Зорге решил обратиться к Гюнтеру Штайну, коллеге-журналисту, за разрешением использовать для радиопередач его квартиру на Мотомати-Тё в АдзабуКу. Это был взвешенный риск. Штайн был немецким писателем, симпатизировавшим левым, и “давно” был знаком с Зорге, как тот впоследствии признавался японцам. Штайн был корреспондентом Berliner Tageblatt в Москве, но, будучи наполовину евреем и социалистом, после прихода Гитлера к власти был уволен. Благоразумно эвакуировавшись в Лондон, он устроился в редакцию London News Chronicle, направившую его весной 1935 года на работу в Токио. Зорге столкнулся со Штайном на пресс-конференции министерства иностранных дел – что было “крайне удачным обстоятельством” для обоих, по крайней мере по словам Зорге. Резидент признался своему старому знакомому, что “занимается не только журналистикой”. Позже он рассказывал Штайну, что “работает на московские власти”. Зорге докладывал в Центр, что Штайн – “полезный человек”, которого он “постепенно… подталкивает к участию в нашей работе”[30]. Он просил разрешения завербовать Штайна в качестве полноценного участника агентуры – в этой просьбе Центр ему отказал без объяснения причин.

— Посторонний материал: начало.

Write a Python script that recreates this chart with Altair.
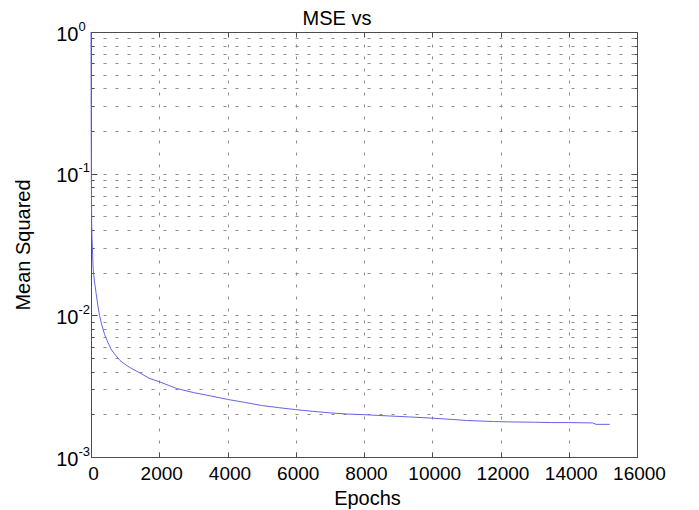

Вопреки этому решению Зорге, никогда не принимавший отказов, начал использовать Штайна как сотрудника и помощника по совместительству – пусть тот и сопротивлялся. Вряд ли можно удивляться осторожности Штайна, учитывая чрезвычайный риск, на который ему пришлось бы пойти. Просьба Зорге установить передатчик в доме Штайна “явно его встревожила”, но он тем не менее согласился. “Мы обсудили со Штайном передатчик, и он нарисовал карту, чтобы показать, где живет, – рассказывал потом Клаузен. – Через несколько дней я зашел к нему домой… осмотрелся, чтобы понять, можно ли там установить радиооборудование, и решил – с его согласия – использовать две комнаты на втором этаже”[31].